My point is that there are entire trends of thought that have been moving in this direction for decades. And these lines of thought have emerged precisely as a function of the sorts of problems these theorists have sought to resolve. Their fields of inquiry have ineluctably pushed them in the direction of a peculiar realism. It is notable that all of these theorists have engaged with fields of practice or engagement with the world that aren’t simply on the order of texts. It is this that leads them in an object-oriented direction. Thus, if much literary theory and continental philosophy has tended in the direction of anti-realism, of linguistic idealism, of the primacy of the representation-represented relation, I think this has a lot to do with the manner in which they deal primary with texts. For example, if you come primarily out of the tradition of German hermeneutics you’re going to be inclined to think that texts are primarily what is real.

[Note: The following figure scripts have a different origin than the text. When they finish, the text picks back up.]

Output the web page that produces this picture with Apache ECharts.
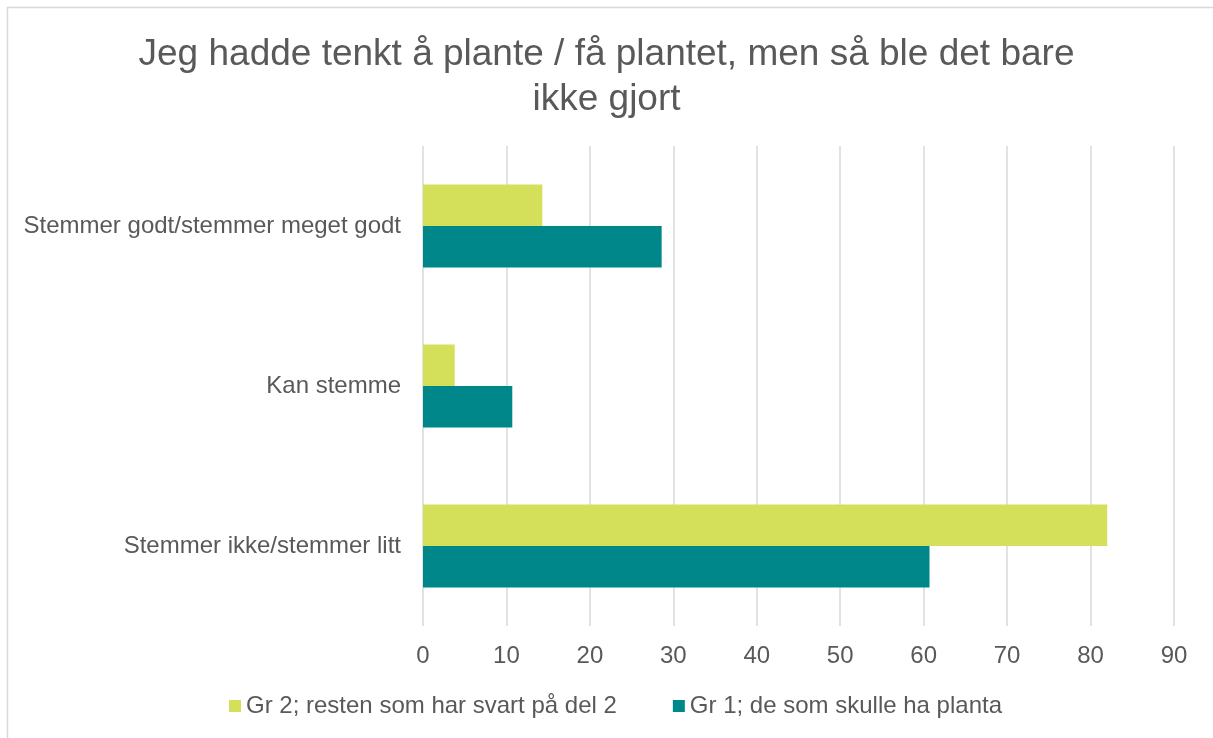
<!DOCTYPE html>
<html>
<head>
<meta charset="utf-8">
<script src="https://cdn.jsdelivr.net/npm/echarts@6/dist/echarts.min.js"></script>
<style>
  html, body { margin: 0; padding: 0; background: #fff; }
  #main { width: 1213px; height: 738px; }
</style>
</head>
<body>
<div id="main"></div>
<script>
var categories = ['Stemmer godt/stemmer meget godt', 'Kan stemme', 'Stemmer ikke/stemmer litt'];
var gr2Values = [14.3, 3.8, 82.0];
var gr1Values = [28.6, 10.7, 60.7];
var gr2Name = 'Gr 2; resten som har svart på del 2';
var gr1Name = 'Gr 1; de som skulle ha planta';

var textColor = '#595959';
var fontName = 'Liberation Sans, Arial, sans-serif';

var myChart = echarts.init(document.getElementById('main'));

var option = {
    backgroundColor: '#fff',
    animation: false,
    graphic: [{
        type: 'rect',
        shape: { x: 7.5, y: 7.5, width: 1230, height: 760 },
        style: { fill: 'none', stroke: '#d9d9d9', lineWidth: 1.5 },
        silent: true
    }],
    title: {
        text: 'Jeg hadde tenkt å plante / få plantet, men så ble det bare\nikke gjort',
        left: 'center',
        top: 27,
        textStyle: {
            color: textColor,
            fontFamily: fontName,
            fontSize: 37,
            fontWeight: 'normal',
            lineHeight: 45
        }
    },
    legend: {
        data: [gr2Name, gr1Name],
        left: 224,
        top: 689,
        itemWidth: 12,
        itemHeight: 12,
        itemGap: 56,
        icon: 'rect',
        textStyle: {
            color: textColor,
            fontFamily: fontName,
            fontSize: 24
        }
    },
    grid: {
        left: 423,
        right: 39,
        top: 146,
        height: 480,
        containLabel: false
    },
    xAxis: {
        type: 'value',
        min: 0,
        max: 90,
        interval: 10,
        axisLine: { show: false },
        axisTick: { show: false },
        splitLine: { lineStyle: { color: '#d9d9d9', width: 1.5 } },
        axisLabel: {
            color: textColor,
            fontFamily: fontName,
            fontSize: 24,
            margin: 18
        }
    },
    yAxis: {
        type: 'category',
        inverse: true,
        data: categories,
        axisLine: { show: false },
        axisTick: { show: false },
        axisLabel: {
            color: textColor,
            fontFamily: fontName,
            fontSize: 24,
            margin: 22
        }
    },
    series: [
        {
            name: gr2Name,
            type: 'bar',
            data: gr2Values,
            barGap: '0%',
            barCategoryGap: '48%',
            itemStyle: { color: '#d4df5a' }
        },
        {
            name: gr1Name,
            type: 'bar',
            data: gr1Values,
            barGap: '0%',
            barCategoryGap: '48%',
            itemStyle: { color: '#00878a' }
        }
    ]
};

myChart.setOption(option);
</script>
</body>
</html>
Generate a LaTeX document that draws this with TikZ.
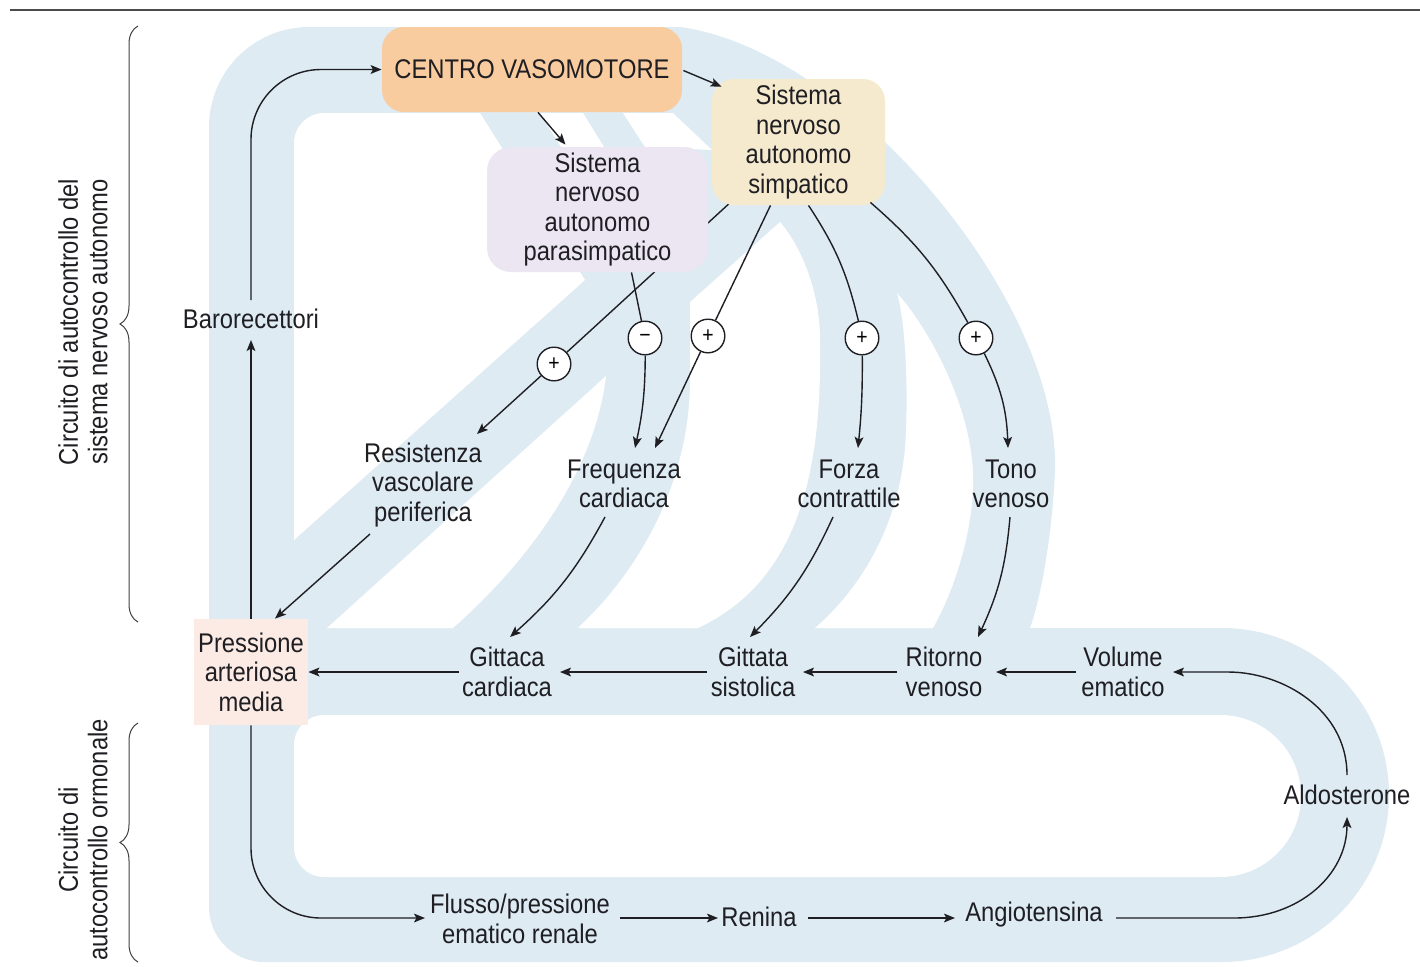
\documentclass[tikz,border=0pt]{standalone}
\usepackage{fontspec}
\setmainfont{Liberation Sans}[FakeStretch=0.88]
\usetikzlibrary{arrows.meta,calc,decorations.pathreplacing}
\definecolor{bandc}{RGB}{222,235,243}
\definecolor{cvc}{RGB}{249,204,159}
\definecolor{parc}{RGB}{236,230,242}
\definecolor{simc}{RGB}{246,234,206}
\definecolor{pamc}{RGB}{252,235,228}
\definecolor{inkc}{RGB}{30,30,35}
\pgfdeclarelayer{bg}
\pgfdeclarelayer{mid}
\pgfsetlayers{bg,mid,main}
\begin{document}
\begin{tikzpicture}[x=0.5pt,y=0.5pt,
  txt/.style={font=\fontsize{13.5}{14.7}\selectfont, align=center, inner sep=0pt, text=inkc},
  box/.style={txt},
  arr/.style={-{Stealth[length=5.5pt,width=4.4pt,inset=1.2pt]}, line width=0.7pt, draw=inkc},
  ln/.style={line width=0.7pt, draw=inkc},
  sgn/.style={circle, draw=inkc, line width=0.7pt, fill=white, minimum size=16.8pt, inner sep=0pt, font=\fontsize{11}{11}\selectfont},
  brc/.style={decorate, decoration={brace, amplitude=9pt}, line width=0.5pt, draw=black!75}
]
\useasboundingbox (0,0) rectangle (1420,-966);

% ---------- bands ----------
\begin{pgfonlayer}{bg}
\fill[bandc] (309,-27) -- (680,-27) .. controls (850,-50) and (1060,-300) .. (1055,-470)
  .. controls (1052,-540) and (1040,-600) .. (1030,-628) -- (1222,-628)
  arc[start angle=90,end angle=-90,radius=167] -- (264,-962)
  arc[start angle=270,end angle=180,radius=55] -- (209,-127)
  arc[start angle=180,end angle=90,radius=100] -- cycle;
\fill[white] (324,-715) -- (1220,-715) arc[start angle=90,end angle=-90,radius=81]
  -- (324,-877) arc[start angle=270,end angle=180,radius=30] -- (294,-745)
  arc[start angle=180,end angle=90,radius=30] -- cycle;
\fill[white] (294,-540) -- (294,-143) arc[start angle=180,end angle=90,radius=30]
  -- (480,-113) -- (585,-280) -- cycle;
\fill[white] (327,-628) -- (606,-376) .. controls (595,-470) and (530,-560) .. (453,-628) -- cycle;
\fill[white] (578,-628) .. controls (650,-560) and (690,-470) .. (690,-380) -- (690,-302)
  -- (780,-222) .. controls (800,-245) and (820,-290) .. (820,-340)
  .. controls (822,-470) and (800,-580) .. (698,-628) -- cycle;
\fill[white] (897,-293) .. controls (905,-320) and (908,-380) .. (906,-430)
  .. controls (904,-510) and (870,-580) .. (815,-628) -- (933,-628)
  .. controls (960,-580) and (978,-510) .. (972,-460)
  .. controls (966,-400) and (930,-330) .. (897,-293) -- cycle;
\fill[white] (540,-113) -- (583,-113) -- (604,-147) -- (561,-147) -- cycle;
\fill[white] (623,-113) -- (673,-113) -- (712,-150) -- (645,-147) -- cycle;
\end{pgfonlayer}

% ---------- header line and braces ----------
\coordinate (h1) at (10,-10);
\coordinate (h2) at (1420,-10);
\draw[line width=1.3pt, draw=black!70] (h1) -- (h2);
\coordinate (b1s) at (138,-622);
\coordinate (b1e) at (138,-26);
\coordinate (b2s) at (138,-962);
\coordinate (b2e) at (138,-723);
\draw[brc] (b1s) -- (b1e);
\draw[brc] (b2s) -- (b2e);
\node[txt, rotate=90] (lab1) at (83,-322) {Circuito di autocontrollo del\\sistema nervoso autonomo};
\node[txt, rotate=90] (lab2) at (83,-840) {Circuito di\\autocontrollo ormonale};

% ---------- boxes ----------
\node[box, fill=cvc, minimum width=150pt, minimum height=42.5pt, rounded corners=11pt] (cv) at (532,-69.5) {CENTRO VASOMOTORE};
\node[box, fill=parc, minimum width=110.5pt, minimum height=62.5pt, rounded corners=12pt] (par) at (597.5,-209.5) {Sistema\\nervoso\\autonomo\\parasimpatico};
\node[box, fill=simc, minimum width=86.5pt, minimum height=63pt, rounded corners=11pt] (sim) at (798.5,-142) {Sistema\\nervoso\\autonomo\\simpatico};
\node[box, fill=pamc, minimum width=57pt, minimum height=53pt] (pam) at (251,-672) {Pressione\\arteriosa\\media};

% ---------- text nodes ----------
\node[txt] (baro) at (251,-319) {Barorecettori};
\node[txt] (res) at (423,-485) {Resistenza\\vascolare\\periferica};
\node[txt] (frq) at (624,-484) {Frequenza\\cardiaca};
\node[txt] (frz) at (849,-484) {Forza\\contrattile};
\node[txt] (ton) at (1011,-484) {Tono\\venoso};
\node[txt] (git) at (507,-672) {Gittaca\\cardiaca};
\node[txt] (gtt) at (753,-672) {Gittata\\sistolica};
\node[txt] (rit) at (944,-672) {Ritorno\\venoso};
\node[txt] (vol) at (1123,-672) {Volume\\ematico};
\node[txt] (ald) at (1347,-795) {Aldosterone};
\node[txt] (flu) at (520,-919) {Flusso/pressione\\ematico renale};
\node[txt] (ren) at (759,-917) {Renina};
\node[txt] (ang) at (1034,-915) {Angiotensina};

% ---------- sign circles ----------
\node[sgn] (p1) at (554,-364) {+};
\node[sgn] (m1) at (645,-338) {−};
\node[sgn] (p2) at (708,-336) {+};
\node[sgn] (p3) at (862,-338) {+};
\node[sgn] (p4) at (976,-338) {+};

% ---------- connector hidden behind the parasympathetic box ----------
\begin{pgfonlayer}{mid}
\draw[ln] ($(sim.south west)+(21,5)$) -- (p1);
\end{pgfonlayer}

% ---------- connectors ----------
\draw[arr] (pam.north) -- ($(baro)+(0,-21)$);
\draw[arr, rounded corners=35pt] ($(baro)+(0,19)$) |- (cv.west);
\draw[arr] ($(cv.east)+(1,-1)$) -- ($(sim.north west)+(10,-8)$);
\draw[arr] ($(cv.south)+(6,0)$) -- ($(par.north)+(-32,2)$);
\draw[ln] ($(par.south)+(34,0)$) -- (m1);
\draw[arr] (m1) to[bend left=6] ($(frq)+(11,36)$);
\draw[ln] ($(sim.south)+(-28,0)$) -- (p2);
\draw[arr] (p2) -- ($(frq)+(31,36)$);
\draw[arr] (p1) -- ($(res)+(54,51)$);
\draw[ln] ($(sim.south)+(10,0)$) to[bend left=10] (p3);
\draw[arr] (p3) to[bend left=3] ($(frz)+(9,36)$);
\draw[ln] ($(sim.south east)+(-15,3)$) to[bend left=10] (p4);
\draw[arr] (p4) to[bend left=12] ($(ton)+(-3,36)$);
\draw[arr] ($(res)+(-53,-49)$) -- ($(pam.north)+(24,0)$);
\draw[arr] ($(frq)+(-19,-33)$) to[bend left=10] ($(git)+(3,35)$);
\draw[arr] ($(frz)+(-16,-33)$) to[bend left=10] ($(gtt)+(-3,35)$);
\draw[arr] ($(ton)+(-1,-33)$) to[bend left=10] ($(rit)+(34,35)$);
\draw[arr] ($(git)+(-48,0)$) -- (pam.east);
\draw[arr] ($(gtt)+(-46,0)$) -- ($(git)+(53,0)$);
\draw[arr] ($(rit)+(-47,0)$) -- ($(gtt)+(50,0)$);
\draw[arr] ($(vol)+(-47,0)$) -- ($(rit)+(52,0)$);
\draw[arr] ($(ald)+(0,20)$) .. controls ($(ald)+(0,85)$) and ($(vol)+(160,0)$) .. ($(vol)+(105,0)$) -- ($(vol)+(50,0)$);
\draw[arr] ($(ang)+(82,-3)$) -- ($(ang)+(200,-3)$) .. controls ($(ang)+(265,-3)$) and ($(ald)+(0,-80)$) .. ($(ald)+(0,-22)$);
\draw[arr] ($(ren)+(49,-1)$) -- ($(ang)+(-79,-3)$);
\draw[arr] ($(flu)+(100,1)$) -- ($(ren)+(-41,-1)$);
\draw[arr, rounded corners=35pt] (pam.south) |- ($(flu)+(-95,1)$);
\end{tikzpicture}
\end{document}
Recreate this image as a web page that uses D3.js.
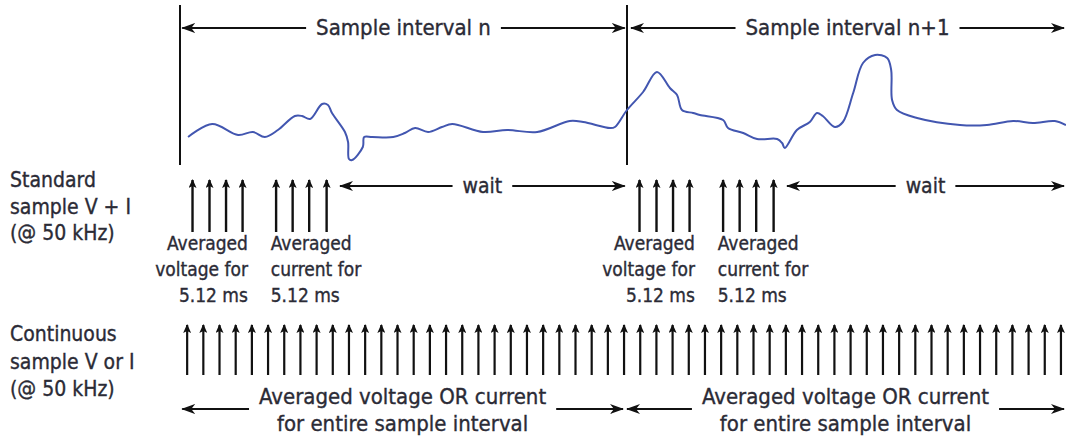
<!DOCTYPE html>
<html>
<head>
<meta charset="utf-8">
<script src="https://cdn.jsdelivr.net/npm/d3@7"></script>
<style>
  body { margin: 0; background: #fff; }
  svg text { font-family: "Liberation Sans Narrow", "DejaVu Sans Condensed", "Liberation Sans", sans-serif; fill: #2b2b36; stroke: #2b2b36; stroke-width: 0.35px; }
</style>
</head>
<body>
<div class="diagram"></div>
<script>
// time is in percent of one sample interval (interval n = 0..100, n+1 = 100..200)
const waveTime = [1.8, 7.2, 13.0, 16.3, 19.0, 21.9, 25.7, 27.3, 29.1, 31.8, 33.1, 34.0, 36.9, 37.6, 37.8, 38.5, 40.9, 41.2, 43.0, 47.7,
    50.3, 52.6, 55.5, 58.6, 60.9, 67.8, 73.2, 79.9, 87.2, 90.2, 96.2, 97.3, 100, 103.6, 106.7, 109.6, 111.2, 112.3, 114.8, 116.3,
    121.5, 122.6, 126.0, 129.1, 133.6, 134.7, 135.3, 138.0, 140.9, 142.5, 143.8, 146.5, 148.3, 150.6, 152.8, 155.5, 158.2, 159.1, 159.3, 160.4,
    164.9, 174.5, 180.5, 186.4, 190.8, 195.7, 198.2];
const waveLevel = [28, 41, 30, 33, 28, 35, 49, 49, 46, 61, 60, 52, 33, 23, 6, 5, 18, 28, 28, 28,
    32, 37, 33, 38, 41, 33, 35, 33, 44, 43, 37, 38, 55, 73, 93, 77, 70, 55, 52, 50,
    45, 37, 32, 26, 26, 22, 17, 35, 43, 52, 49, 38, 43, 72, 102, 110, 107, 95, 65, 55,
    47, 40, 40, 44, 42, 44, 40];

const intervalStarts = [0, 100];
const intervalLabels = ["Sample interval n", "Sample interval n+1"];
const intervalSpans = [[0.5, 99.5], [100.9, 198]];
const waitSpans = [[35.8, 99.5], [135.8, 198]];
const totalSpans = [[0.5, 99.1], [100.0, 198]];

const voltageSampleTimes = [2.8, 6.6, 10.3, 14.0];
const currentSampleTimes = [21.5, 25.2, 28.9, 32.8];
const voltageLabel = ["Averaged", "voltage for", "5.12 ms"];
const currentLabel = ["Averaged", "current for", "5.12 ms"];

const continuousStart = 1.6;
const continuousStep = 3.62;   // 50 kHz
const continuousCount = 55;

const standardRowLabel = ["Standard", "sample V + I", "(@ 50 kHz)"];
const continuousRowLabel = ["Continuous", "sample V or I", "(@ 50 kHz)"];
const totalLabel = ["Averaged voltage OR current", "for entire sample interval"];

const width = 1066;
const height = 442;

let svg = d3.select(".diagram").append("svg")
    .attr("width", width)
    .attr("height", height);

let xScale = d3.scaleLinear()
    .domain([0, 200])
    .range([180, 1074]);
let yScale = d3.scaleLinear()
    .domain([0, 120])
    .range([165, 45]);

// arrowheads
const defs = svg.append("defs");
defs.append("marker")
    .attr("id", "head")
    .attr("markerUnits", "userSpaceOnUse")
    .attr("viewBox", "0 0 14 10")
    .attr("refX", 13).attr("refY", 5)
    .attr("markerWidth", 14).attr("markerHeight", 10)
    .attr("orient", "auto-start-reverse")
    .append("path")
    .attr("d", "M0,0 L14,5 L0,10 L4,5 Z")
    .attr("fill", "#111");
defs.append("marker")
    .attr("id", "tick-head")
    .attr("markerUnits", "userSpaceOnUse")
    .attr("viewBox", "0 0 8 10")
    .attr("refX", 4).attr("refY", 1)
    .attr("markerWidth", 8).attr("markerHeight", 10)
    .attr("orient", "0")
    .append("path")
    .attr("d", "M4,0 L8,9 L4,7 L0,9 Z")
    .attr("fill", "#111");

// interval boundaries
svg.selectAll(".boundary")
    .data(intervalStarts)
    .enter()
    .append("line")
    .attr("class", "boundary")
    .attr("x1", d => xScale(d)).attr("x2", d => xScale(d))
    .attr("y1", 5).attr("y2", 165)
    .attr("stroke", "#111")
    .attr("stroke-width", 2);

// two-headed arrow with a text label in the middle
const labelledArrow = (span, lines, y, lineGap, fontSize) => {
    const x0 = xScale(span[0]);
    const x1 = Math.min(xScale(span[1]), width - 2);
    const cx = (x0 + x1) / 2;
    const g = svg.append("g");
    const t = g.append("text")
        .attr("text-anchor", "middle")
        .attr("font-size", fontSize);
    lines.forEach((line, i) => {
        t.append("tspan")
            .attr("x", cx)
            .attr("y", y + i * lineGap)
            .text(line);
    });
    const firstWidth = t.select("tspan").node().getComputedTextLength();
    const ay = lines.length > 1 ? y + 5 : y - 7;
    g.append("line")
        .attr("x1", cx - firstWidth / 2 - 10).attr("x2", x0)
        .attr("y1", ay).attr("y2", ay)
        .attr("stroke", "#111").attr("stroke-width", 2)
        .attr("marker-end", "url(#head)");
    g.append("line")
        .attr("x1", cx + firstWidth / 2 + 10).attr("x2", x1)
        .attr("y1", ay).attr("y2", ay)
        .attr("stroke", "#111").attr("stroke-width", 2)
        .attr("marker-end", "url(#head)");
};

intervalSpans.forEach((span, i) => labelledArrow(span, [intervalLabels[i]], 35, 0, 22));
waitSpans.forEach(span => labelledArrow(span, ["wait"], 193, 0, 21));
totalSpans.forEach(span => labelledArrow(span, totalLabel, 404, 27, 22));

// waveform
const wave = waveTime.map((t, i) => [t, waveLevel[i]]);
svg.append("path")
    .datum(wave)
    .attr("d", d3.line()
        .x(d => xScale(d[0]))
        .y(d => yScale(d[1]))
        .curve(d3.curveCatmullRom.alpha(0.5)))
    .attr("fill", "none")
    .attr("stroke", "#4256b0")
    .attr("stroke-width", 2);

// standard sampling: 4 voltage + 4 current samples per interval
const standardSamples = [];
intervalStarts.forEach(start => {
    voltageSampleTimes.forEach(t => standardSamples.push(start + t));
    currentSampleTimes.forEach(t => standardSamples.push(start + t));
});
svg.selectAll(".std-sample")
    .data(standardSamples)
    .enter()
    .append("line")
    .attr("class", "std-sample")
    .attr("x1", d => xScale(d)).attr("x2", d => xScale(d))
    .attr("y1", 232).attr("y2", 180)
    .attr("stroke", "#111")
    .attr("stroke-width", 2.4)
    .attr("marker-end", "url(#tick-head)");

// continuous sampling
const continuousSamples = d3.range(continuousCount).map(i => continuousStart + i * continuousStep);
svg.selectAll(".cont-sample")
    .data(continuousSamples)
    .enter()
    .append("line")
    .attr("class", "cont-sample")
    .attr("x1", d => xScale(d)).attr("x2", d => xScale(d))
    .attr("y1", 375).attr("y2", 325)
    .attr("stroke", "#111")
    .attr("stroke-width", 2.2)
    .attr("marker-end", "url(#tick-head)");

// labels under the standard samples
const blockLabel = (x, anchor, lines) => {
    const t = svg.append("text")
        .attr("text-anchor", anchor)
        .attr("font-size", 19);
    lines.forEach((line, i) => {
        t.append("tspan").attr("x", x).attr("y", 250 + i * 26).text(line);
    });
};
intervalStarts.forEach(start => {
    blockLabel(xScale(start + 15.2), "end", voltageLabel);
    blockLabel(xScale(start + 20.3), "start", currentLabel);
});

// row labels on the left
const rowLabel = (lines, y0, gap) => {
    const t = svg.append("text").attr("font-size", 21);
    lines.forEach((line, i) => {
        t.append("tspan").attr("x", 10).attr("y", y0 + i * gap).text(line);
    });
};
rowLabel(standardRowLabel, 187, 26.5);
rowLabel(continuousRowLabel, 341, 27.5);
</script>
</body>
</html>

What I think OOO adds to these discussions is a little bit of clarity. It makes explicit what has often been implicit, thereby enhancing the possibility of critique with respect to representationalist assumptions governing so much contemporary thought, but also enhancing concrete research possibilities by bringing to the fore that which is largely invisible within the current theoretical matrix. None of this entails that we ought to give up analysis of signifiers, signs, narratives, and all the rest. Not at all. All of that remains. What is rejected is the unilaterialism and hegemony these modes of analysis completely enjoy, where they become blind to their own limitations and partial perspective on the world.